Grady Graphics students create display for Spotlight on the Arts

Grady Graphics students create display for Spotlight on the Arts

November 08, 2021
Sarah FreemanFreemanS@uga.edu
Editor’s Note: The graphics display “Does this Make Sense,” featuring the artwork of April Greiman, is on display Nov. 5-26, 2021, in the Cube Gallery, Room N231, at the Lamar Dodd School of Art. This display is part of the UGA’s Spotlight on the Arts.

Chances are favorable that anyone who has studied the role computers have in graphic design has heard of April Greiman’s poster, “Does This Make Sense?”

Students in Kristen Smith’s Advanced Graphic Communication class this semester are not only trying to make sense of the 6-foot poster, but also educate others on campus about the history of the piece as part of the UGA Spotlight on the Arts celebration.

The students have studied the poster since the beginning of the semester and have curated and installed a display including a short video explanation in a gallery in the Lamar Dodd School of Art.

Smith, a senior lecturer with a keen interest in graphic history, has known about the poster for years and found an original edition on the shelves of the main library at UGA.

“This is a really historic piece and it just so happens it was on the shelves of the UGA library,” said Smith, who in addition to her teaching also serves on the UGA Arts Council. “I checked it out and then I told them, ‘you shouldn’t let people check this out.’”

An original edition of April Greiman’s “Does This Make Sense” poster is the centerpiece of the display.
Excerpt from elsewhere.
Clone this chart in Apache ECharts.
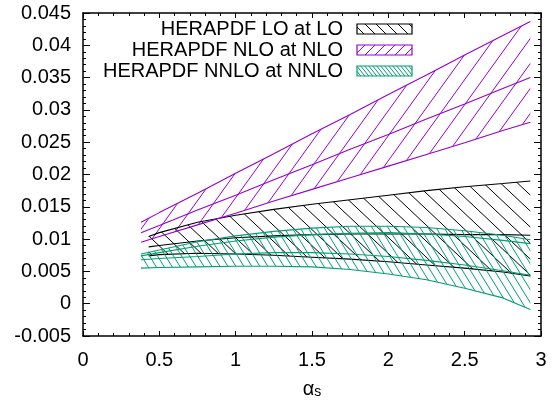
<!DOCTYPE html>
<html>
<head>
<meta charset="utf-8">
<script src="https://cdn.jsdelivr.net/npm/echarts@6/dist/echarts.min.js"></script>
<style>
html,body{margin:0;padding:0;background:#fff;}
#c{width:555px;height:404px;}
</style>
</head>
<body>
<div id="c"></div>
<script>
// ---- data ----
const xsLO   = [0.43, 0.5, 0.75, 1.0, 1.25, 1.5, 1.75, 2.0, 2.25, 2.5, 2.75, 2.93];
const loTop  = [0.0104, 0.0110, 0.0126, 0.0137, 0.0146, 0.0154, 0.0161, 0.0168, 0.0175, 0.0181, 0.0186, 0.0190];
const loMid  = [0.0088, 0.0090, 0.0097, 0.0102, 0.0105, 0.0107, 0.0108, 0.0108, 0.0108, 0.0107, 0.0107, 0.0106];
const loBot  = [0.0074, 0.0076, 0.0078, 0.0077, 0.0075, 0.0072, 0.0069, 0.0065, 0.0060, 0.0055, 0.0049, 0.0043];

const xsHO   = [0.38, 0.5, 0.75, 1.0, 1.25, 1.5, 1.75, 2.0, 2.25, 2.5, 2.75, 2.93];
const nloTop = [0.0126, 0.0141, 0.0171, 0.0202, 0.0232, 0.0263, 0.0293, 0.0324, 0.0354, 0.0385, 0.0415, 0.0437];
const nloMid = [0.0110, 0.0121, 0.0145, 0.0168, 0.0192, 0.0215, 0.0239, 0.0262, 0.0286, 0.0309, 0.0333, 0.0350];
const nloBot = [0.0095, 0.0104, 0.0122, 0.0140, 0.0159, 0.0177, 0.0195, 0.0213, 0.0231, 0.0249, 0.0268, 0.0281];

const nnloTop  = [0.0077, 0.0083, 0.0096, 0.0105, 0.0112, 0.0117, 0.0120, 0.0120, 0.0118, 0.0113, 0.0106, 0.0099];
const nnloMid1 = [0.0074, 0.0079, 0.0089, 0.0097, 0.0103, 0.0107, 0.0109, 0.0110, 0.0108, 0.0104, 0.0098, 0.0093];
const nnloMid2 = [0.0068, 0.0070, 0.0073, 0.0077, 0.0079, 0.0079, 0.0077, 0.0073, 0.0067, 0.0060, 0.0051, 0.0044];
const nnloBot  = [0.0055, 0.0056, 0.0057, 0.0058, 0.0058, 0.0057, 0.0053, 0.0046, 0.0037, 0.0024, 0.0009, -0.0009];

const legendNames = ['HERAPDF LO at LO', 'HERAPDF NLO at NLO', 'HERAPDF NNLO at NNLO'];
const xTicks = {min: 0, max: 3, interval: 0.5};
const yTicks = {min: -0.005, max: 0.045, interval: 0.005};

// ---- styling ----
const C_LO = '#000000', C_NLO = '#9400d3', C_NNLO = '#009e73';
const FONT = '"Liberation Sans", Arial, Helvetica, sans-serif';

function hatch(W, H, color, dir, lw) {
  const c = document.createElement('canvas');
  c.width = W; c.height = H;
  const g = c.getContext('2d');
  g.strokeStyle = color; g.lineWidth = lw;
  g.beginPath();
  for (const o of [-W, 0, W]) {
    if (dir === 'back') { g.moveTo(o, 0); g.lineTo(o + W, H); }
    else { g.moveTo(o, H); g.lineTo(o + W, 0); }
  }
  g.stroke();
  return {image: c, repeat: 'repeat'};
}

const patLO   = hatch(17, 16, C_LO, 'back', 1);
const patNLO  = hatch(18, 25, C_NLO, 'fwd', 1);
const patNNLO = hatch(8, 13, C_NNLO, 'back', 1);
const keyLO   = hatch(11, 11, C_LO, 'back', 1);
const keyNLO  = hatch(10, 10, C_NLO, 'fwd', 1);
const keyNNLO = hatch(4, 5, C_NNLO, 'back', 1);

function band(xs, lo, hi, pat, z) {
  return {
    type: 'custom',
    coordinateSystem: 'cartesian2d',
    silent: true, z: z,
    data: xs.map((x, i) => [x, lo[i], hi[i]]),
    encode: {x: 0, y: [1, 2]},
    renderItem: function (params, api) {
      if (params.dataIndex !== 0) return null;
      const pts = [];
      for (let i = 0; i < xs.length; i++) pts.push(api.coord([xs[i], hi[i]]));
      for (let i = xs.length - 1; i >= 0; i--) pts.push(api.coord([xs[i], lo[i]]));
      return {
        type: 'polygon',
        shape: {points: pts},
        style: {fill: pat, stroke: null}
      };
    }
  };
}

function line(xs, ys, color, z) {
  return {
    type: 'line', silent: true, z: z,
    data: xs.map((x, i) => [x, ys[i]]),
    showSymbol: false, symbol: 'none',
    lineStyle: {color: color, width: 1.1},
    animation: false
  };
}

const chart = echarts.init(document.getElementById('c'), null, {renderer: 'canvas'});

const axisCommon = {
  axisLine: {show: true, onZero: false, lineStyle: {color: '#000', width: 1.5}},
  splitLine: {show: false},
};

chart.setOption({
  animation: false,
  backgroundColor: '#fff',
  grid: {left: 83, right: 14, top: 13, bottom: 68, containLabel: false},
  xAxis: [
    Object.assign({}, axisCommon, {
      type: 'value', position: 'bottom', min: xTicks.min, max: xTicks.max, interval: xTicks.interval,
      axisTick: {show: true, inside: true, length: 5, lineStyle: {color: '#000', width: 1}},
      minorTick: {show: true, splitNumber: 5, length: 3, lineStyle: {color: '#000', width: 1}},
      axisLabel: {color: '#000', fontSize: 20, fontFamily: FONT, margin: 14},
      name: '{a|α}{s|s}', nameLocation: 'middle', nameGap: 43,
      nameTextStyle: {
        rich: {
          a: {fontSize: 20, fontFamily: FONT, color: '#000', lineHeight: 20, verticalAlign: 'top'},
          s: {fontSize: 14, fontFamily: FONT, color: '#000', lineHeight: 14, padding: [9, 0, 0, 0], verticalAlign: 'bottom'}
        }
      }
    }),
    Object.assign({}, axisCommon, {
      type: 'value', position: 'top', min: xTicks.min, max: xTicks.max, interval: xTicks.interval,
      axisTick: {show: true, inside: true, length: 5, lineStyle: {color: '#000', width: 1}},
      minorTick: {show: true, splitNumber: 5, length: 3, lineStyle: {color: '#000', width: 1}},
      axisLabel: {show: false}
    })
  ],
  yAxis: [
    Object.assign({}, axisCommon, {
      type: 'value', position: 'left', min: yTicks.min, max: yTicks.max, interval: yTicks.interval,
      axisTick: {show: true, inside: true, length: 7, lineStyle: {color: '#000', width: 1}},
      minorTick: {show: true, splitNumber: 5, length: 3, lineStyle: {color: '#000', width: 1}},
      axisLabel: {color: '#000', fontSize: 20, fontFamily: FONT, margin: 12}
    }),
    Object.assign({}, axisCommon, {
      type: 'value', position: 'right', min: yTicks.min, max: yTicks.max, interval: yTicks.interval,
      axisTick: {show: true, inside: true, length: 7, lineStyle: {color: '#000', width: 1}},
      minorTick: {show: true, splitNumber: 5, length: 3, lineStyle: {color: '#000', width: 1}},
      axisLabel: {show: false}
    })
  ],
  series: [
    band(xsLO, loBot, loTop, patLO, 2),
    line(xsLO, loTop, C_LO, 3), line(xsLO, loMid, C_LO, 3), line(xsLO, loBot, C_LO, 3),
    band(xsHO, nloBot, nloTop, patNLO, 2),
    line(xsHO, nloTop, C_NLO, 3), line(xsHO, nloMid, C_NLO, 3), line(xsHO, nloBot, C_NLO, 3),
    band(xsHO, nnloBot, nnloTop, patNNLO, 4),
    line(xsHO, nnloTop, C_NNLO, 5), line(xsHO, nnloMid1, C_NNLO, 5),
    line(xsHO, nnloMid2, C_NNLO, 5), line(xsHO, nnloBot, C_NNLO, 5)
  ],
  graphic: [
    {type: 'text', x: 343, y: 29, style: {text: legendNames[0], font: '20px ' + FONT, fill: '#000', align: 'right', verticalAlign: 'middle'}},
    {type: 'text', x: 343, y: 50, style: {text: legendNames[1], font: '20px ' + FONT, fill: '#000', align: 'right', verticalAlign: 'middle'}},
    {type: 'text', x: 343, y: 71, style: {text: legendNames[2], font: '20px ' + FONT, fill: '#000', align: 'right', verticalAlign: 'middle'}},
    {type: 'rect', shape: {x: 357, y: 24, width: 55, height: 10}, style: {fill: keyLO, stroke: C_LO, lineWidth: 1.2}},
    {type: 'rect', shape: {x: 357, y: 45, width: 55, height: 10}, style: {fill: keyNLO, stroke: C_NLO, lineWidth: 1.2}},
    {type: 'rect', shape: {x: 357, y: 66, width: 55, height: 10}, style: {fill: keyNNLO, stroke: C_NNLO, lineWidth: 1.2}}
  ]
});
</script>
</body>
</html>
The display features a poster created by Greiman in 1986, considered the first piece of completely digital print design and one of first examples showing the potential that computers have in graphic design. Grieman used an early Macintosh computer and the programs MacDraw, MacPaint and MacVision to create Design Quarterly issue #133. Instead of the typical 32-page publication, she created a 6-foot poster that folded to the dimensions of the journal. This pioneering example of digital design is reprinted in many graphic design textbooks but has to be reduced to the point that it’s unreadable.

Fortunately, the library agreed to let Smith borrow the original version of the poster which services as the centerpiece for the display. A short video was created by two students explaining the importance of the poster, and accompanying text and visuals provide context for the art.
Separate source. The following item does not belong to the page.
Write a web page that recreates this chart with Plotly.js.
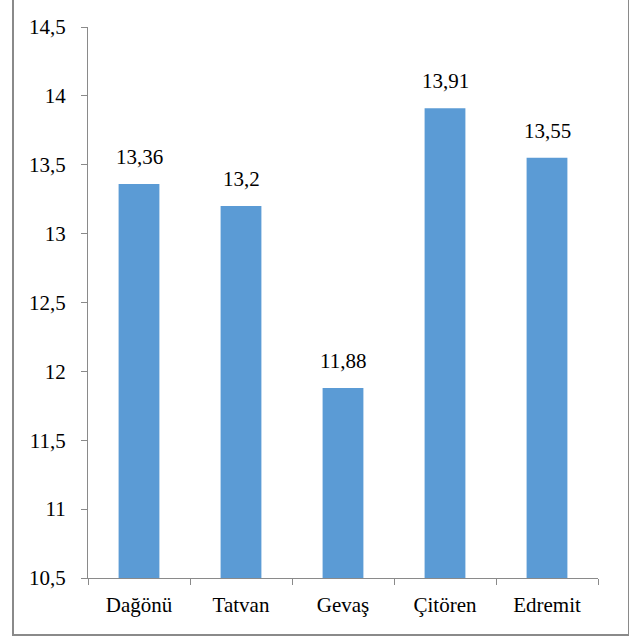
<!DOCTYPE html>
<html><head><meta charset="utf-8">
<script src="https://cdn.plot.ly/plotly-3.0.1.min.js"></script>
<style>
html,body{margin:0;padding:0;background:#fff;}
#wrap{position:relative;width:629px;height:636px;}
#chart{position:absolute;left:0;top:0;width:629px;height:636px;}
#frame{position:absolute;left:12px;top:-4px;width:614px;height:636px;border:2px solid #8a8a8a;pointer-events:none;}
</style></head>
<body>
<div id="wrap"><div id="chart"></div><div id="frame"></div></div>
<script>
const categories = ["Dağönü", "Tatvan", "Gevaş", "Çitören", "Edremit"];
const values = [13.36, 13.2, 11.88, 13.91, 13.55];
const labels = ["13,36", "13,2", "11,88", "13,91", "13,55"];
const yTicks = [10.5, 11, 11.5, 12, 12.5, 13, 13.5, 14, 14.5];
const yTickText = ["10,5", "11", "11,5", "12", "12,5", "13", "13,5", "14", "14,5"];

const font = {family: "Liberation Serif", size: 21, color: "#000"};
const axisColor = "#8a8a8a";

const trace = {
  type: "bar", x: categories, y: values,
  marker: {color: "#5B9BD5"}, hoverinfo: "skip"
};
const annotations = categories.map((c, i) => ({
  x: c, y: values[i], text: labels[i], showarrow: false,
  xref: "x", yref: "y", yanchor: "bottom", yshift: 13, font: font
}));
const layout = {
  width: 629, height: 636,
  margin: {l: 88, r: 31, t: 27, b: 58, pad: 0},
  paper_bgcolor: "#fff", plot_bgcolor: "#fff",
  font: font, showlegend: false, bargap: 0.6,
  separators: ", ",
  xaxis: {
    type: "category", showline: true, linecolor: axisColor, linewidth: 1,
    ticks: "outside", tickson: "boundaries", ticklen: 6, tickcolor: axisColor,
    showgrid: false, zeroline: false, tickfont: font, ticklabelstandoff: 8
  },
  yaxis: {
    range: [10.5, 14.5], tickvals: yTicks, ticktext: yTickText,
    showline: true, linecolor: axisColor, linewidth: 1,
    ticks: "outside", ticklen: 6, tickcolor: axisColor,
    showgrid: false, zeroline: false, tickfont: font, ticklabelstandoff: 11
  },
  annotations: annotations
};
Plotly.newPlot("chart", [trace], layout, {staticPlot: true, displayModeBar: false});
</script>
</body></html>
Design Quarterly explains that the experimental poster was composed entirely in the computer: “merging type, still frames captured from video, digitized photographs, and computer-aided illustrations using MacDraw software—a technical feat at the time for desktop publishing.”

Grieman is still a practicing artist through her design studio in LA called Made for Space.

Students from the Advanced Graphic Communication class position graphic elements in the display.